Of course the bad news is that you’re certainly not the only person to corrupt fp, sp and sl, and to do it while outside a C$$code section. I’m fairly certain that none (or at least very little) of my C-linked assembler files contain code that isn’t in a C$$code section (Although I usually use GCC, which might have different rules for what get’s included in the C language descriptor block), and most of it corrupts fp and sl at will. Up until now I thought that just storing the originals on the stack would suffice, but I gues not. And it wouldn’t surprise me if I had some code somewhere that stores data on the stack without first claiming the space by modifying sp.

So, in summary: Bah.

I’ll try and fix the shared C library to perform better checks on fp when unwinding the stack (if someone can tell me what checks are valid!), but it looks like you’ll have to (at the least) make sure your assembler is covered by the language descriptor block (i.e. place it all in C$$code sections).

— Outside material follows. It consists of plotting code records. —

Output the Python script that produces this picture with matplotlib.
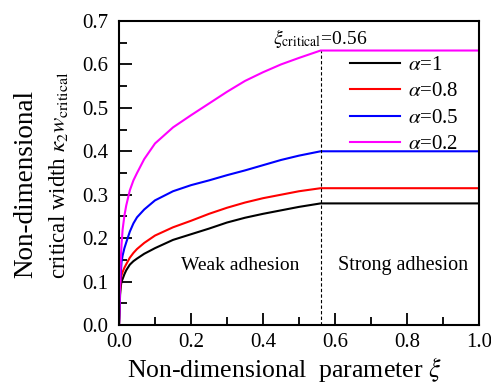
import matplotlib
matplotlib.use("Agg")
import matplotlib.pyplot as plt
from matplotlib.ticker import MultipleLocator

plt.rcParams["font.family"] = ["Liberation Serif", "DejaVu Serif"]
plt.rcParams["mathtext.fontset"] = "stix"

##################################################
# Data
xi = [0, 0.003, 0.005, 0.007, 0.01, 0.015, 0.02, 0.03, 0.04, 0.05, 0.07,
      0.1, 0.15, 0.2, 0.25, 0.3, 0.35, 0.4, 0.45, 0.5, 0.56, 1.0]
w_a1 = [0, 0.07, 0.090, 0.100, 0.106, 0.117, 0.126, 0.139, 0.147, 0.153,
        0.164, 0.177, 0.196, 0.209, 0.222, 0.236, 0.247, 0.256, 0.264,
        0.272, 0.280, 0.280]
w_a08 = [0, 0.08, 0.100, 0.115, 0.122, 0.132, 0.140, 0.155, 0.166, 0.175,
         0.189, 0.206, 0.225, 0.240, 0.256, 0.270, 0.282, 0.292, 0.300,
         0.308, 0.315, 0.315]
w_a05 = [0, 0.09, 0.120, 0.145, 0.160, 0.177, 0.190, 0.215, 0.234, 0.248,
         0.266, 0.287, 0.308, 0.322, 0.333, 0.345, 0.356, 0.368, 0.380,
         0.390, 0.400, 0.400]
w_a02 = [0, 0.10, 0.150, 0.185, 0.220, 0.252, 0.275, 0.310, 0.333, 0.350,
         0.382, 0.418, 0.455, 0.483, 0.510, 0.537, 0.562, 0.582, 0.600,
         0.615, 0.632, 0.632]
labels = [r"$\alpha$=1", r"$\alpha$=0.8", r"$\alpha$=0.5", r"$\alpha$=0.2"]
colors = ["black", "red", "blue", "magenta"]
xi_crit = 0.56

##################################################
# Plot
fig = plt.figure(figsize=(4.91, 3.85), dpi=100)
ax = fig.add_axes([0.2424, 0.1558, 0.7332, 0.7897])

for w, lab, c in zip([w_a1, w_a08, w_a05, w_a02], labels, colors):
    ax.plot(xi, w, color=c, lw=1.5, label=lab)

ax.vlines(xi_crit, 0, max(w_a02), colors="black", linestyles=(0, (3, 2)), lw=0.8)
ax.text(xi_crit, 0.634, r"$\xi_{\mathrm{critical}}$=0.56", ha="center", va="bottom",
        fontsize=14)
ax.text(0.336, 0.138, "Weak adhesion", ha="center", va="center", fontsize=14)
ax.text(0.79, 0.138, "Strong adhesion", ha="center", va="center", fontsize=14.5)

ax.set_xlim(0, 1)
ax.set_ylim(0, 0.7)
ax.xaxis.set_major_locator(MultipleLocator(0.2))
ax.xaxis.set_minor_locator(MultipleLocator(0.1))
ax.yaxis.set_major_locator(MultipleLocator(0.1))
ax.yaxis.set_minor_locator(MultipleLocator(0.05))
ax.xaxis.set_major_formatter(lambda v, p: f"{v:.1f}")
ax.yaxis.set_major_formatter(lambda v, p: f"{v:.1f}")
ax.tick_params(which="both", direction="in", width=1.3, labelsize=15,
               top=False, right=False)
ax.tick_params(which="major", length=9, pad=6)
ax.tick_params(axis="y", which="major", pad=8)
ax.tick_params(which="minor", length=5.5)
for s in ax.spines.values():
    s.set_linewidth(1.5)

ax.set_xlabel(r"Non-dimensional  parameter $\xi$", fontsize=18.5, labelpad=-1)
ax.xaxis.set_label_coords(0.458, -0.1)

# two-line y label, second line drawn smaller like the reference
fig.text(0.053, 0.523, "Non-dimensional", rotation=90, ha="center", va="center",
         fontsize=19.5)
fig.text(0.119, 0.545, r"critical width $\kappa_2 w_{\mathrm{critical}}$",
         rotation=90, ha="center", va="center", fontsize=16.5)

ax.legend(loc="upper right", bbox_to_anchor=(0.983, 0.935), frameon=False,
          fontsize=15, handlelength=2.4, labelspacing=0.33, borderpad=0.2,
          handletextpad=0.35)

fig.savefig("out.png", dpi=100)
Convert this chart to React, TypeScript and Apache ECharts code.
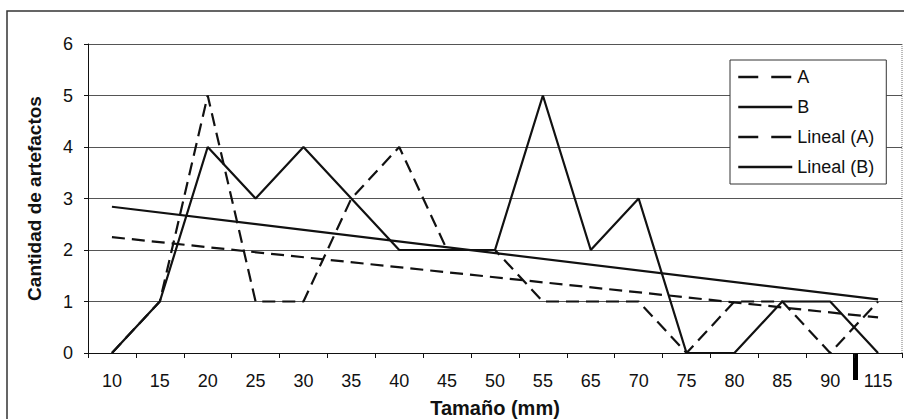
import React, { useEffect, useRef } from "react";
import * as echarts from "echarts";

const categories = ["10", "15", "20", "25", "30", "35", "40", "45", "50", "55", "65", "70", "75", "80", "85", "90", "115"];
const seriesA = [0, 1, 5, 1, 1, 3, 4, 2, 2, 1, 1, 1, 0, 1, 1, 0, 1];
const seriesB = [0, 1, 4, 3, 4, 3, 2, 2, 2, 5, 2, 3, 0, 0, 1, 1, 0];
// trend lines: value at first and last category
const trendA = [2.25, null, null, null, null, null, null, null, null, null, null, null, null, null, null, null, 0.69];
const trendB = [2.84, null, null, null, null, null, null, null, null, null, null, null, null, null, null, null, 1.04];
const yTicks = [0, 1, 2, 3, 4, 5, 6];

const FONT = "'Liberation Sans', Arial, sans-serif";
const INK = "#111";
const DASH = [13, 7];
const LEGEND_DASH = [20, 13];

export default function App() {
  const ref = useRef<HTMLDivElement>(null);
  useEffect(() => {
    document.body.style.margin = "0";
    const chart = echarts.init(ref.current!, null, { renderer: "svg" });
    const lineSeries = (name: string, data: any[], dashed: boolean, width: number) => ({
      name,
      type: "line",
      data,
      symbol: "none",
      connectNulls: true,
      lineStyle: { color: INK, width, type: dashed ? DASH : "solid" },
      itemStyle: { color: INK },
      z: 3,
    });
    chart.setOption({
      animation: false,
      backgroundColor: "#fff",
      textStyle: { fontFamily: FONT },
      grid: { left: 88, right: 2, top: 44, bottom: 66, containLabel: false, outerBoundsMode: "none" },
      legend: {
        orient: "vertical",
        left: 730,
        top: 60,
        padding: [8, 12, 8, 7],
        itemWidth: 54,
        itemHeight: 14,
        itemGap: 12,
        borderColor: "#333",
        borderWidth: 1,
        backgroundColor: "#fff",
        itemStyle: { opacity: 0 },
        textStyle: { fontFamily: FONT, fontSize: 18, color: INK },
        data: [
          { name: "A", lineStyle: { type: LEGEND_DASH, width: 2.5 } },
          { name: "B", lineStyle: { width: 2.5 } },
          { name: "Lineal (A)", lineStyle: { type: LEGEND_DASH, width: 2.5 } },
          { name: "Lineal (B)", lineStyle: { width: 2.5 } },
        ],
      },
      xAxis: {
        type: "category",
        data: categories,
        boundaryGap: true,
        name: "Tamaño (mm)",
        nameLocation: "middle",
        nameGap: 45,
        nameTextStyle: { fontFamily: FONT, fontSize: 20, fontWeight: "bold", color: INK },
        axisLine: { lineStyle: { color: INK, width: 1 } },
        axisTick: { show: true, alignWithLabel: false, length: 5, lineStyle: { color: INK } },
        axisLabel: { fontFamily: FONT, fontSize: 18, color: INK, margin: 19, interval: 0 },
        splitLine: { show: false },
      },
      yAxis: {
        type: "value",
        min: 0,
        max: 6,
        interval: 1,
        name: "Cantidad de artefactos",
        nameLocation: "middle",
        nameGap: 44,
        nameTextStyle: { fontFamily: FONT, fontSize: 19, fontWeight: "bold", color: INK },
        axisLine: { show: true, lineStyle: { color: INK, width: 1 } },
        axisTick: { show: true, length: 4, lineStyle: { color: INK } },
        axisLabel: {
          fontFamily: FONT,
          fontSize: 18,
          color: INK,
          margin: 15,
          formatter: (v: number) => (yTicks.includes(v) ? String(v) : ""),
        },
        splitLine: { show: true, lineStyle: { color: "#555", width: 1 } },
      },
      series: [
        lineSeries("A", seriesA, true, 2.2),
        lineSeries("B", seriesB, false, 2.2),
        lineSeries("Lineal (A)", trendA, true, 2.2),
        lineSeries("Lineal (B)", trendB, false, 2.2),
      ],
      graphic: [
        {
          type: "rect",
          shape: { x: 7, y: 11, width: 920, height: 430 },
          style: { fill: "none", stroke: "#333", lineWidth: 1.5 },
          silent: true,
        },
        {
          type: "line",
          shape: { x1: 902, y1: 44, x2: 902, y2: 353 },
          style: { stroke: "#777", lineWidth: 1, lineDash: [1, 1] },
          silent: true,
        },
        {
          type: "rect",
          shape: { x: 853, y: 354, width: 5, height: 26 },
          style: { fill: "#000" },
          silent: true,
        },
      ],
    });
    return () => chart.dispose();
  }, []);
  return <div ref={ref} style={{ width: 904, height: 419 }} />;
}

Jeffrey, thanks for the time spent, it’s an interesting read. I would never have thought that fiddling with the fp and sl registers in assembler parts could affect anything else than abort/signal handlers and backtraces.

Changing A$$code to C$$code will be an easy change but getting rid of sl, fp without affecting performance in those routines will be harder.

And it wouldn’t surprise me if I had some code somewhere that stores data on the stack without first claiming the space by modifying sp.

That sure makes me remember the random crashes occurring once in a while in the first versions of the AudioMPEG, which I finally tracked down to the way the C compiler sometimes sometimes pushed values on stack before updating the stack pointer limit, which could then eventually be overwritten if an interrupt occurred just between the writing on the stack and the sp update.